Work to complete:
Each line from the start of the records below through the line that contains "from matplotlib.ticker import" should be printed exactly. Pictures are omitted.

──────── Input records

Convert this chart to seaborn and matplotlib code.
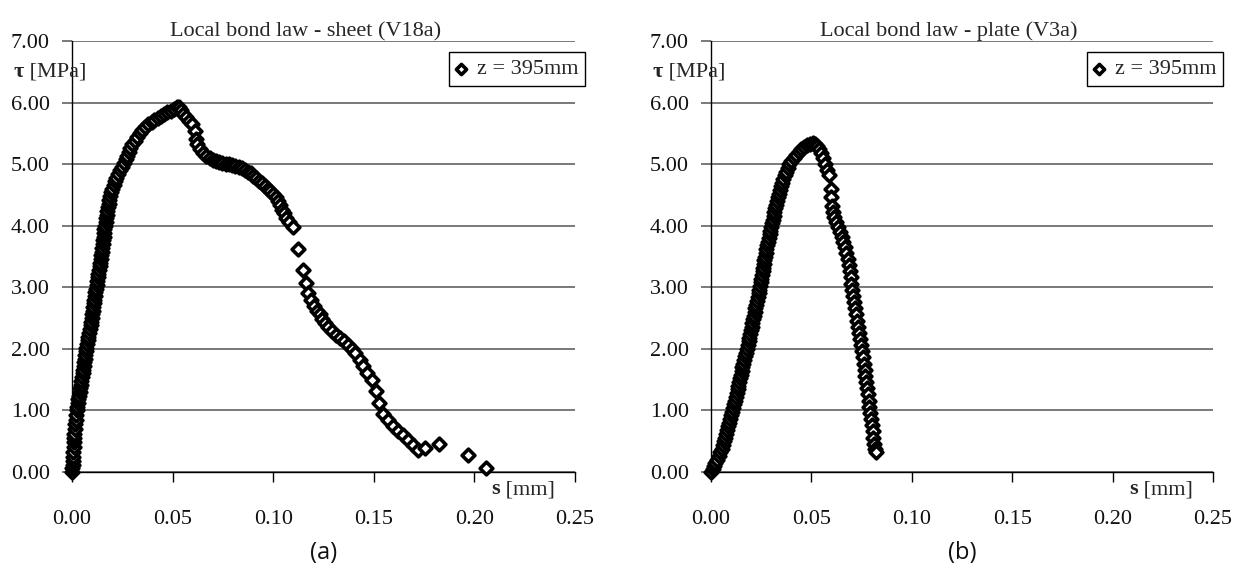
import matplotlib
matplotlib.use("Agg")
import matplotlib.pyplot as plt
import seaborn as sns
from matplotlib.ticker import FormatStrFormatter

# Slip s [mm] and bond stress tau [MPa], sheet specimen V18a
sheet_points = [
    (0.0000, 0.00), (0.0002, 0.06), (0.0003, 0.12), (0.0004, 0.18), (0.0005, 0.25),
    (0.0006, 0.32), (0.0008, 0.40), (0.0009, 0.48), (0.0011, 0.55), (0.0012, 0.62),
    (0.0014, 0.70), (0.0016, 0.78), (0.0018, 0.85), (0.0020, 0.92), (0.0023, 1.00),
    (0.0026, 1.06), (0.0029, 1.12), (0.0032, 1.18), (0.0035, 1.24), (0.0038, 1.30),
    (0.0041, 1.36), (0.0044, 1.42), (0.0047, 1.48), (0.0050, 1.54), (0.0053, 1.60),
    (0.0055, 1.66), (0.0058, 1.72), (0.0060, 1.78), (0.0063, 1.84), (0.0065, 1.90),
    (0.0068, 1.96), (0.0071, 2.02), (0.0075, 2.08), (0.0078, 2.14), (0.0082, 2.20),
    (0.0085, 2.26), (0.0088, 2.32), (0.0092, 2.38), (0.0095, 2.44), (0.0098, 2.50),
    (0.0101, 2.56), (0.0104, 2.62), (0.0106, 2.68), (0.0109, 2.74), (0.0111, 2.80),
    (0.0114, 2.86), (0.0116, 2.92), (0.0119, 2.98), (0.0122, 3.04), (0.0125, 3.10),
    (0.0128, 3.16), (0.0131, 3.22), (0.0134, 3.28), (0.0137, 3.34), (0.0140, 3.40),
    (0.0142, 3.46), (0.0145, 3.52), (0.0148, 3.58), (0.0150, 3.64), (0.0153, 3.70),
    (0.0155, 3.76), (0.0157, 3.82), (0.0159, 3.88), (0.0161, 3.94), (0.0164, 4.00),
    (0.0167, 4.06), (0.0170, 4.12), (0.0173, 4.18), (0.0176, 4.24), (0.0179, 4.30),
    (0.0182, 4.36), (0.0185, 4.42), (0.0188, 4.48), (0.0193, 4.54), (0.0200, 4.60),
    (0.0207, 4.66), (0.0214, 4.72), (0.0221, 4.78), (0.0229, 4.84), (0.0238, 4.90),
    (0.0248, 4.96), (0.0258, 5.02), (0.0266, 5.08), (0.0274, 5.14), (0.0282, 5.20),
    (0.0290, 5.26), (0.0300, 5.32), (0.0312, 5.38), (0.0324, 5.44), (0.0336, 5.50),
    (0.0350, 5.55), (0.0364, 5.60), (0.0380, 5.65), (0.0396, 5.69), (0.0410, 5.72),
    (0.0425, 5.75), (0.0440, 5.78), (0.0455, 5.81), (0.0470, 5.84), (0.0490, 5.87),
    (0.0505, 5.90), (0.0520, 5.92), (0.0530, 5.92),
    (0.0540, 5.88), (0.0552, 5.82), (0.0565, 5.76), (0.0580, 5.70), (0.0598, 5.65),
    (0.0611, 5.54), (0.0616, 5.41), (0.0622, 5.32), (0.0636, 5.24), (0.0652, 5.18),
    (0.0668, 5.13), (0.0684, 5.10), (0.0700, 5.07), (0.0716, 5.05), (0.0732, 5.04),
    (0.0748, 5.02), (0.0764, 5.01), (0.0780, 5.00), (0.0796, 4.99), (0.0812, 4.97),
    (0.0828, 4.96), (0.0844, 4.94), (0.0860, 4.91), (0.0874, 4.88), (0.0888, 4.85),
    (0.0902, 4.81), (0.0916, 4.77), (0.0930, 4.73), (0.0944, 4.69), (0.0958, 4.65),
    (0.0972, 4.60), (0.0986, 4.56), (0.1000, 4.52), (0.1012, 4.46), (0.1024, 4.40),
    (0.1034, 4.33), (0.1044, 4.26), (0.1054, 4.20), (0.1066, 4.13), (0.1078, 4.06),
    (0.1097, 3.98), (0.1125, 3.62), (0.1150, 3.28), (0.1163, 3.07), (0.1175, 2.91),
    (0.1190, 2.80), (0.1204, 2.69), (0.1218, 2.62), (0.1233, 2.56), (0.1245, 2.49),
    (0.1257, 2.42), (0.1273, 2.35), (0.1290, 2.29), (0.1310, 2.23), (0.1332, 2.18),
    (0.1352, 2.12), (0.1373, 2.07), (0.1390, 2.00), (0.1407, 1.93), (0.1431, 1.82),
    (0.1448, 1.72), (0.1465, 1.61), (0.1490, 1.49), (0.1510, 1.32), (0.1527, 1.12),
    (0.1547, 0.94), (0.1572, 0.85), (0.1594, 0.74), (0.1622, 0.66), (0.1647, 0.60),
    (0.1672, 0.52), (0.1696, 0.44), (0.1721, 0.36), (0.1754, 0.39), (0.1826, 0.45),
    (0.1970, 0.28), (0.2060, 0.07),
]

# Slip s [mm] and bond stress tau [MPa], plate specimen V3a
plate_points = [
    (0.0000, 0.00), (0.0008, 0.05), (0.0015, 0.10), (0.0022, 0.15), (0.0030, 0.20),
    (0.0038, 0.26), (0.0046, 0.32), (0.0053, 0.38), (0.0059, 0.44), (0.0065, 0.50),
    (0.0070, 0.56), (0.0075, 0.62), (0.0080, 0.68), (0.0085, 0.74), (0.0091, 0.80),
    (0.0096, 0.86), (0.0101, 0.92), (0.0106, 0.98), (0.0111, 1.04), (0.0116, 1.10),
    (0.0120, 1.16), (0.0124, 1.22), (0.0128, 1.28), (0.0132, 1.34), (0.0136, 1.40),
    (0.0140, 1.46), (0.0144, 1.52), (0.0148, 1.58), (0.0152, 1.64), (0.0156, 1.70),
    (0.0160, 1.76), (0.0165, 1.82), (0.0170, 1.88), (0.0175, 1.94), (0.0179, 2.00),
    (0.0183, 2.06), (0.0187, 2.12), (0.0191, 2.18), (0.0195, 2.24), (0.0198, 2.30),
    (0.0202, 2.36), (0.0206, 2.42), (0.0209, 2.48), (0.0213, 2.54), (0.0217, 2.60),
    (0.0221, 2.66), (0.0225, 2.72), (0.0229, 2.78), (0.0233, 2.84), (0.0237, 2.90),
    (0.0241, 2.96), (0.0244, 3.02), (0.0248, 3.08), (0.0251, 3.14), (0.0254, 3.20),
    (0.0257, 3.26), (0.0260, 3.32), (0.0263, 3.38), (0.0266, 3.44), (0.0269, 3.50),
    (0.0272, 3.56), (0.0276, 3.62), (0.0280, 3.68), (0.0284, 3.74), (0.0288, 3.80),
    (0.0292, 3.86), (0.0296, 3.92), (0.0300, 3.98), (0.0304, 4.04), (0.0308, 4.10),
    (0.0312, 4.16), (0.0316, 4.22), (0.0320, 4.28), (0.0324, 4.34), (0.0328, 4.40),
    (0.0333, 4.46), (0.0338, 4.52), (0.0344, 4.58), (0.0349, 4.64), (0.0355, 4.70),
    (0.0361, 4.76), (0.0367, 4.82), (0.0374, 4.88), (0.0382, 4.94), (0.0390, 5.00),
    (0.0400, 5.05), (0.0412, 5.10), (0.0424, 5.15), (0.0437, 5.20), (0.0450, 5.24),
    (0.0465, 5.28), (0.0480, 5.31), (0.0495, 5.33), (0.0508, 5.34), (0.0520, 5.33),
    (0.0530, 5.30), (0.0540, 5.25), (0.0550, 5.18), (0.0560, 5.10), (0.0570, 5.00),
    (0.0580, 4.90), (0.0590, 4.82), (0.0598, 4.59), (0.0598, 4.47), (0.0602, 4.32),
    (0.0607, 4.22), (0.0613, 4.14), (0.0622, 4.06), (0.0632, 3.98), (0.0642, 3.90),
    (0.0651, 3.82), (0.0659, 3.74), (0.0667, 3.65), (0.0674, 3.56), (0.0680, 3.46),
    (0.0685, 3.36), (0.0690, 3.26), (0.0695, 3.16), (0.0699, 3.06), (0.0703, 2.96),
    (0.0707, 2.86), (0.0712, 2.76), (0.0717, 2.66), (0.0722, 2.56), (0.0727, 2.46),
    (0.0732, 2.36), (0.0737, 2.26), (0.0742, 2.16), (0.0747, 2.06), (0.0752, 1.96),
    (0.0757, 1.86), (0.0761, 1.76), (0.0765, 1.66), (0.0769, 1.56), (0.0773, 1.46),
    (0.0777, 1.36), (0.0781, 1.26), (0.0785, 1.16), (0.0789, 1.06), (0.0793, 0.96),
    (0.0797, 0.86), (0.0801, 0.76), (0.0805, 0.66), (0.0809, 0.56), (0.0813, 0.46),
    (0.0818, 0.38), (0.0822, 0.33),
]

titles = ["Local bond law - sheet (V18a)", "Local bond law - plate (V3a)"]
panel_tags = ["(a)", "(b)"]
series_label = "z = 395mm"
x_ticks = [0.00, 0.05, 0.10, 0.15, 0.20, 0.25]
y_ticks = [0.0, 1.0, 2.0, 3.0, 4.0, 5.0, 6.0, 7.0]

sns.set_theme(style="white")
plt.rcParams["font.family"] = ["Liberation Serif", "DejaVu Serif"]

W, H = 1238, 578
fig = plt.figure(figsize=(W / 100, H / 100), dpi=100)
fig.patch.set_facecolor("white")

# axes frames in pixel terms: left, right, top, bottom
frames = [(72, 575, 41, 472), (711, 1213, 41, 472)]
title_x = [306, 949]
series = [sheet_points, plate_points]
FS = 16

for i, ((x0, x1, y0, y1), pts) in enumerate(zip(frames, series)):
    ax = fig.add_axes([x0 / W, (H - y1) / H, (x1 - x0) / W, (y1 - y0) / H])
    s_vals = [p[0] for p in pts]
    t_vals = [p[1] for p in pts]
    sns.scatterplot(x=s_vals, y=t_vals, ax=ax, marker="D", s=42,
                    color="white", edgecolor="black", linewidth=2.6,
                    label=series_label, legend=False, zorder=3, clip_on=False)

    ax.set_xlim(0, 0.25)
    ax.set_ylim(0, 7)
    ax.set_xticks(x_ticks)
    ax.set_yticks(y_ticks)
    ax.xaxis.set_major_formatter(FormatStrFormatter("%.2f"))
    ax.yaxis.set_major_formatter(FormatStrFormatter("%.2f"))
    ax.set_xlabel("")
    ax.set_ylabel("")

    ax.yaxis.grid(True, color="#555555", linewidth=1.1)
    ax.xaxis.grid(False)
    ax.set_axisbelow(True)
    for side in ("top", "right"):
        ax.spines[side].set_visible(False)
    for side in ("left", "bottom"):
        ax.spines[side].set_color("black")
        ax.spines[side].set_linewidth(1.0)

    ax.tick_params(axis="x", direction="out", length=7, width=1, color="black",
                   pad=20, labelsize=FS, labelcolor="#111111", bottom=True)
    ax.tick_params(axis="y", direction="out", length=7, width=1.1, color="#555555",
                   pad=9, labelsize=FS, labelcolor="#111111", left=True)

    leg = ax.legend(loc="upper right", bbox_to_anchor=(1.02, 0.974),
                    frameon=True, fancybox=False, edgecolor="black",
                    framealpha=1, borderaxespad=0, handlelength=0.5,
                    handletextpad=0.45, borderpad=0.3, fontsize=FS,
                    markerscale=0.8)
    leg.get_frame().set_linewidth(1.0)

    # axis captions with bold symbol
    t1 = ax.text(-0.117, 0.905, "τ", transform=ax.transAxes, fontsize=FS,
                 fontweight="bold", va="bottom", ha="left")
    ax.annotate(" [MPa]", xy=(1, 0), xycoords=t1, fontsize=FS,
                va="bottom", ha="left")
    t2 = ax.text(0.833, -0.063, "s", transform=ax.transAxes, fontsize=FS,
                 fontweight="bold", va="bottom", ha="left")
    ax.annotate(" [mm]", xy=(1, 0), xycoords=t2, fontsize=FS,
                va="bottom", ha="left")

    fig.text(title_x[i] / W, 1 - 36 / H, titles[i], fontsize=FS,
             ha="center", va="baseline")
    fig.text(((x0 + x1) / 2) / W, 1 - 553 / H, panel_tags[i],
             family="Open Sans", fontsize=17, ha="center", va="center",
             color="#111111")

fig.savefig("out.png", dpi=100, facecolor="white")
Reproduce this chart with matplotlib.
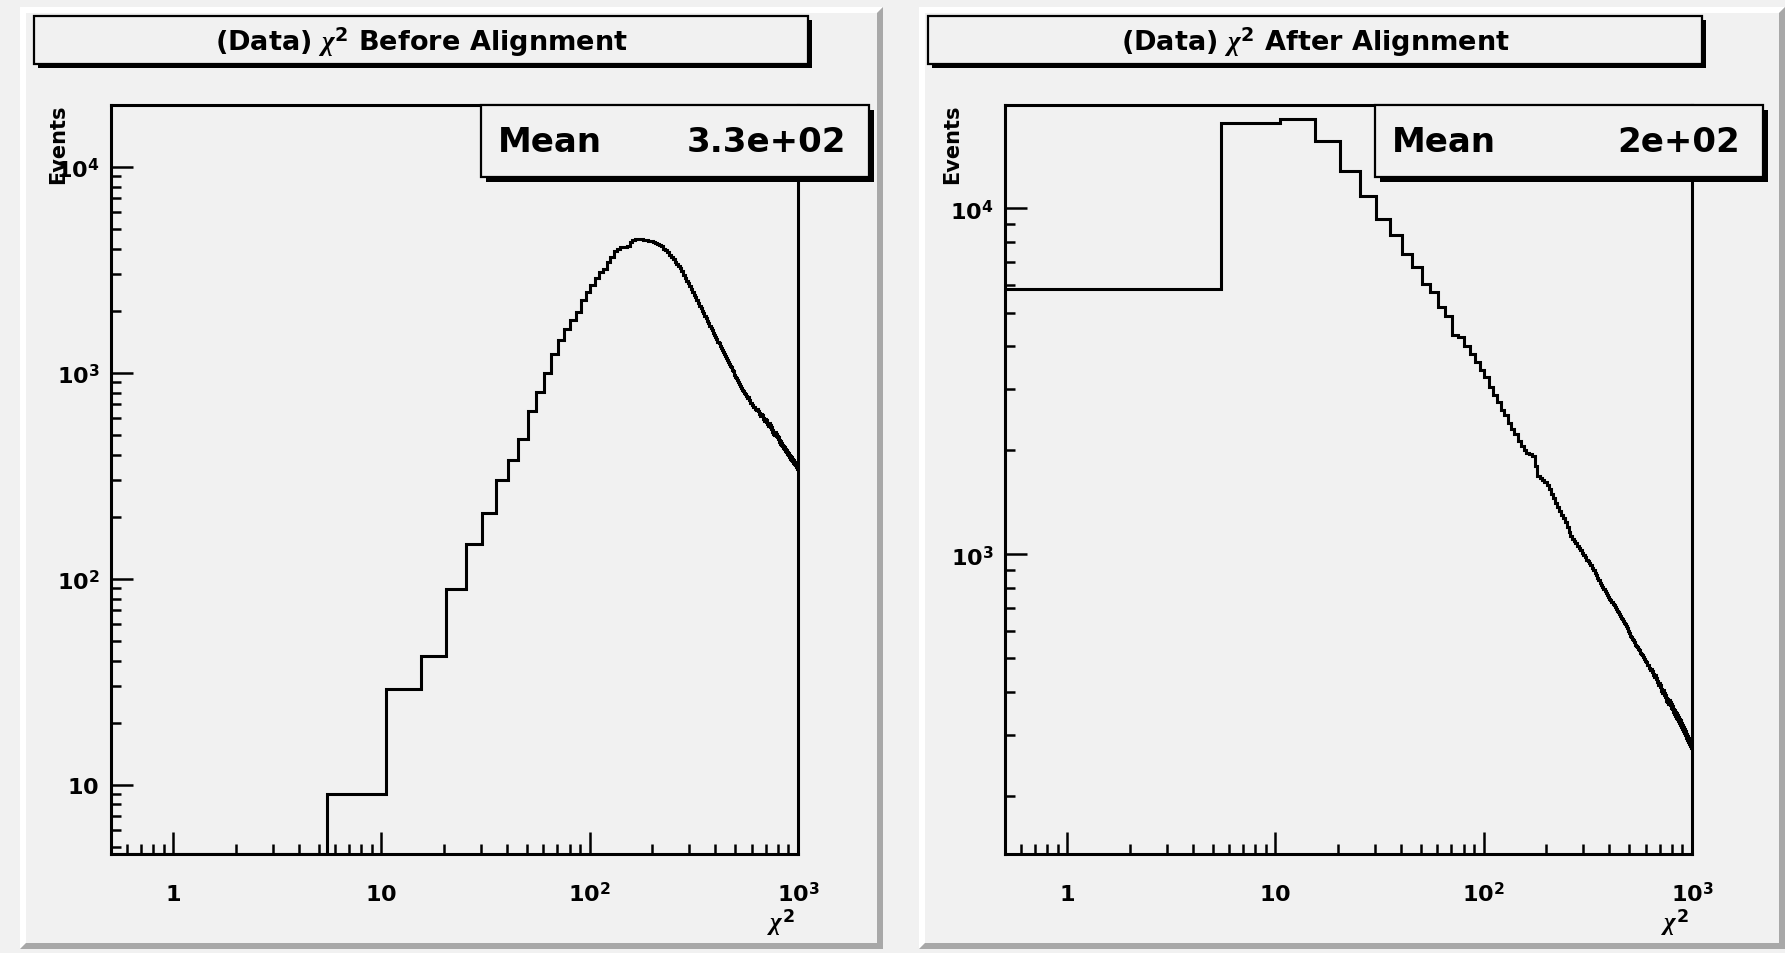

────────────────

Response to the exercise:
Convert this chart to seaborn and matplotlib code.
import matplotlib
matplotlib.use("Agg")
import matplotlib.pyplot as plt
import seaborn as sns
from matplotlib.ticker import FormatStrFormatter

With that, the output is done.